Rhoda Hedd was born and raised in Winterton, Trinity Bay. She worked as a teacher, spending most of her career in Northern Labrador before retiring in her hometown in 2008. Growing up on Pinhorn’s Beach, Rhoda spent her time helping her family with the fishery, attending school and playing games with her friends on the beach.
“One of the most happiest times would be when you look out and there wouldn’t be a breeze on the water, flat calm, and you’d see his motor boat coming in. You knew the sound of the boat before you saw her, the sound of that motor... and she’d come in and all you could see were the gunnels down to the water. We knew they had a load and we’d all get ready, because we knew we had to be down there to help. It meant that times were gonna be good.”
Pinhorn's Stage
The fishing premises was run by her father, Henry, and his brothers, George and John. Before that, it was owned by their father, James. Several generations of Pinhorns have owned and worked out of this stage. The building was roughly twenty feet long and twelve feet wide, with the stage head extending another twenty feet into the water. The stage head was in two separate pieces, allowing for removal of the outermost piece to protect it from the pack ice and harsh wind often seen in winter storm surges. Rhoda told me about one particularly bad storm that damaged the stage head.
“After [my father] retired and he stopped fishing, the stage head was not taken in and I remember we had a big old wind storm one night, and I looked out the next morning and I saw the stage head was gone. I could see the longers floating around. Every morning I would go out to the house and I’d go in and spend some time with Dad because he just lived next door to me there. He was having his breakfast and I sat down, and he looked up at me and he said, ‘The stage head is gone, isn’t it?’ and I said ‘Yes Dad, it’s gone’. ‘I figured that’, he said.”

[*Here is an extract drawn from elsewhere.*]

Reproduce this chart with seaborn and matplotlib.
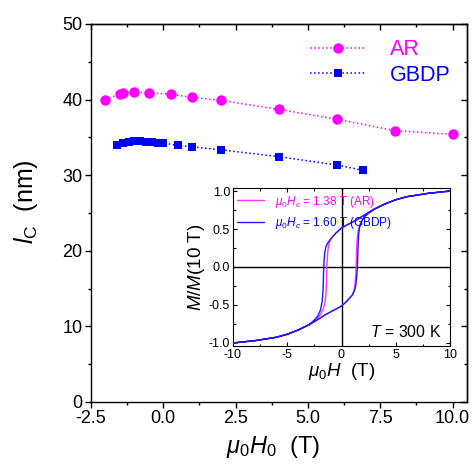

Until the 1992 moratorium, the Pinhorn stage had been used to process codfish and store fishing gear. Located near the shoreline, stages were a hub of activity in fishing communities throughout the province. The place where fishermen unload their daily catch and store supplies, these outbuildings were often passed through families of fishermen, as we see here. After the Cod Moratorium, the Pinhorn stage was left vacant and eventually torn down.
“Most of the times I can recall in the stage were happy times," says Rhoda, "because when I was allowed to go down to the stage to help out, they were busy. There was lots of fish on the go... Every stage that was here has its own story; has its own legacy, whether it was a small one or a big one or whatever... it was put there for a reason and the reason mainly was to make a living off the water.”